Nearly 40 years after its introduction, tamoxifen continues to prove its value as a breast cancer prevention drug.
The most recent evidence comes from the International Breast Cancer Prevention Study 1 (IBIS-1), which for 20 years has been tracking breast cancer occurrence and survival rates in more than 7,000 women who had a higher than average risk of developing breast cancer at the time of enrolling in the study. Half the participants were randomly assigned to take tamoxifen for five years, while the other half took a placebo, or inactive pill, for the same period. (Participants didn’t know which pill they’d been assigned to receive.)
Last year, the study leaders reported on how many women in each group had developed breast cancer since the study began 22 years ago. They found, over that period, participants who took tamoxifen had a 30 percent lower chance of developing breast cancer than did those who took a placebo.

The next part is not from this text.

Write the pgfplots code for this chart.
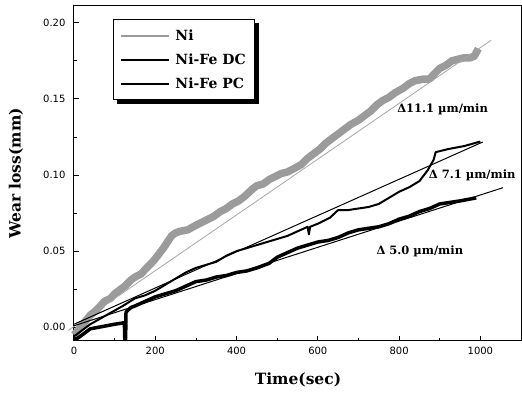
\documentclass[border=0pt]{standalone}
\usepackage{fontspec}
\usepackage{pgfplots}
\pgfplotsset{compat=1.18}
\usetikzlibrary{backgrounds}
\newfontfamily\labfont{DejaVu Serif}
\newfontfamily\tickfont{DejaVu Sans}
\definecolor{nigray}{RGB}{155,155,155}
\begin{document}
\begin{tikzpicture}
\begin{axis}[
  scale only axis, width=447pt, height=335pt,
  xmin=0, xmax=1100, ymin=-0.009, ymax=0.211,
  clip=false,
  axis line style={line width=1pt},
  tick align=inside, xtick pos=bottom, ytick pos=left,
  major tick length=5pt, minor tick length=3pt,
  tick style={black, line width=0.8pt},
  xtick={0,200,400,600,800,1000}, minor x tick num=1,
  ytick={0,0.05,0.10,0.15,0.20}, minor y tick num=1,
  xticklabel style={/pgf/number format/set thousands separator={}, yshift=-3pt},
  yticklabel style={/pgf/number format/fixed, /pgf/number format/fixed zerofill, /pgf/number format/precision=2, xshift=-5pt},
  /pgf/number format/assume math mode=true,
  ticklabel style={font=\tickfont\fontsize{10}{12}\selectfont},
  xlabel={Time(sec)}, ylabel={Wear loss(mm)},
  label style={font=\labfont\bfseries\fontsize{15.5}{18}\selectfont},
  xlabel style={at={(axis description cs:0.501,-0.116)}, anchor=center},
  ylabel style={at={(axis description cs:-0.130,0.5)}, anchor=center},
  legend style={name=leg, at={(0.087,0.961)}, anchor=north west, draw=black, line width=0.8pt,
    fill=white, font=\labfont\bfseries\fontsize{14}{16}\selectfont,
    inner xsep=7pt, inner ysep=8pt, row sep=8pt, column sep=3pt},
  legend cell align=left,
  legend image code/.code={\draw[#1] (0pt,0pt) -- (48pt,0pt);},
]
\addlegendimage{nigray, line width=2pt}
\addlegendentry{Ni}
\addlegendimage{black, line width=2pt}
\addlegendentry{Ni-Fe DC}
\addlegendimage{black, line width=2.2pt}
\addlegendentry{Ni-Fe PC}
% Ni data band
\addplot[forget plot, nigray, line width=7.5pt, line join=round] coordinates {
(0,-0.005) (10,-0.002) (25,0.003) (40,0.008) (50,0.010) (65,0.014) (75,0.017) (90,0.019) (100,0.022) (115,0.025) (125,0.027)
(140,0.031) (150,0.033) (165,0.035) (175,0.038) (190,0.042) (200,0.045) (220,0.052) (240,0.060) (250,0.062) (260,0.063) (280,0.064)
(300,0.067) (315,0.069) (330,0.071) (345,0.073) (360,0.076) (375,0.078) (390,0.081) (405,0.083) (420,0.086) (440,0.091) (450,0.093) (465,0.094) (480,0.097)
(495,0.099) (510,0.101) (525,0.102) (540,0.104) (560,0.107) (575,0.111) (590,0.114) (605,0.117) (620,0.121) (635,0.124) (650,0.127) (665,0.130) (680,0.133)
(700,0.136) (715,0.139) (730,0.142) (745,0.146) (760,0.149) (775,0.151) (790,0.154) (810,0.157) (825,0.160) (840,0.162) (860,0.163)
(875,0.163) (885,0.166) (900,0.170) (915,0.172) (930,0.175) (945,0.176) (960,0.177) (975,0.177) (985,0.178) (995,0.183)
};
% Ni fit
\addplot[forget plot, gray!70, line width=0.8pt] coordinates {(-14,-0.002) (1027,0.1886)};
% PC data
\addplot[forget plot, black, line width=3.5pt, line join=round] coordinates {
(0,-0.008) (10,-0.007) (25,-0.004) (40,-0.001) (60,0.000) (80,0.001) (100,0.002)
(124,0.003) (125,-0.008) (127,-0.008) (128,0.010) (140,0.013) (150,0.014) (175,0.017)
(200,0.020) (225,0.022) (250,0.024) (275,0.027) (300,0.030) (325,0.031) (350,0.033) (375,0.034) (400,0.036) (425,0.037) (450,0.039) (480,0.042)
(500,0.046) (525,0.049) (550,0.052) (575,0.054) (600,0.056) (625,0.057) (650,0.059) (675,0.062) (700,0.064) (725,0.065) (750,0.066) (775,0.068) (800,0.071)
(825,0.073) (850,0.076) (875,0.078) (900,0.081) (925,0.082) (950,0.083) (970,0.084) (990,0.085)
};
% DC data
\addplot[forget plot, black, line width=2pt, line join=round] coordinates {
(0,-0.006) (20,-0.002) (40,0.002) (60,0.005) (80,0.008) (100,0.011) (120,0.014)
(150,0.019) (175,0.021) (200,0.024) (225,0.028) (250,0.032) (275,0.036) (300,0.039) (325,0.041) (350,0.043) (375,0.047) (400,0.050) (425,0.052) (450,0.054)
(475,0.056) (500,0.058) (525,0.060) (550,0.063) (575,0.066) (578,0.061) (581,0.066) (600,0.068) (630,0.072)
(650,0.077) (675,0.077) (700,0.078) (725,0.079) (750,0.081) (775,0.085) (800,0.089) (825,0.092) (850,0.096) (870,0.103) (885,0.110)
(890,0.115) (920,0.117) (960,0.119) (1000,0.122)
};
% fits
\addplot[forget plot, black, line width=1pt] coordinates {(0,0.002) (1006,0.1217)};
\addplot[forget plot, black, line width=1pt] coordinates {(0,0.001) (1056,0.0917)};
\node[font=\labfont\bfseries\fontsize{11.5}{13}\selectfont] at (axis cs:907,0.143) {Δ11.1 µm/min};
\node[font=\labfont\bfseries\fontsize{11.5}{13}\selectfont] at (axis cs:980,0.100) {Δ 7.1 µm/min};
\node[font=\labfont\bfseries\fontsize{11.5}{13}\selectfont] at (axis cs:851,0.050) {Δ 5.0 µm/min};
\end{axis}
\begin{pgfonlayer}{background}
\fill[black] ([shift={(4pt,-4pt)}]leg.south west) rectangle ([shift={(4pt,-4pt)}]leg.north east);
\end{pgfonlayer}
\pgfresetboundingbox
\path[use as bounding box] ([shift={(-74pt,-54pt)}]current axis.south west) rectangle ([shift={(1pt,6pt)}]current axis.north east);
\end{tikzpicture}
\end{document}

“It’s quite extraordinary that an action that women took for five years has this carryover effect, with continued benefit well beyond the time of initial treatment,” Erica Mayer, MD, MPH, a breast cancer specialist in the Susan F. Smith Center for Women’s Cancers, said in a recent video interview with the Oncology Report.
Tamoxifen is used to treat women with breast cancer that is hormone-receptor positive – that grows in the presence of the hormones estrogen and/or progesterone. By blocking the hormone receptors on tumor cells, tamoxifen prevents the hormones from stimulating tumor cell growth. The drug is also used to prevent cancer in women with an above-average risk for the disease.
Despite the reduced risk of breast cancer in women who took tamoxifen as part of IBIS-1, study leaders found that overall survival – how long the participants live – was essentially the same whether participants took tamoxifen or a placebo. This may be due to the fact that life-ending illnesses or events are relatively rare in this population of women, and divergences in survival may take more than 20 years to become apparent.
“The results suggest that tamoxifen has a lasting impact in preventing the transformation of normal breast cells into cancerous ones,” Mayer says, adding that despite its effectiveness, tamoxifen is still underused. “The number of women taking it is only a fraction of those who might benefit from it.”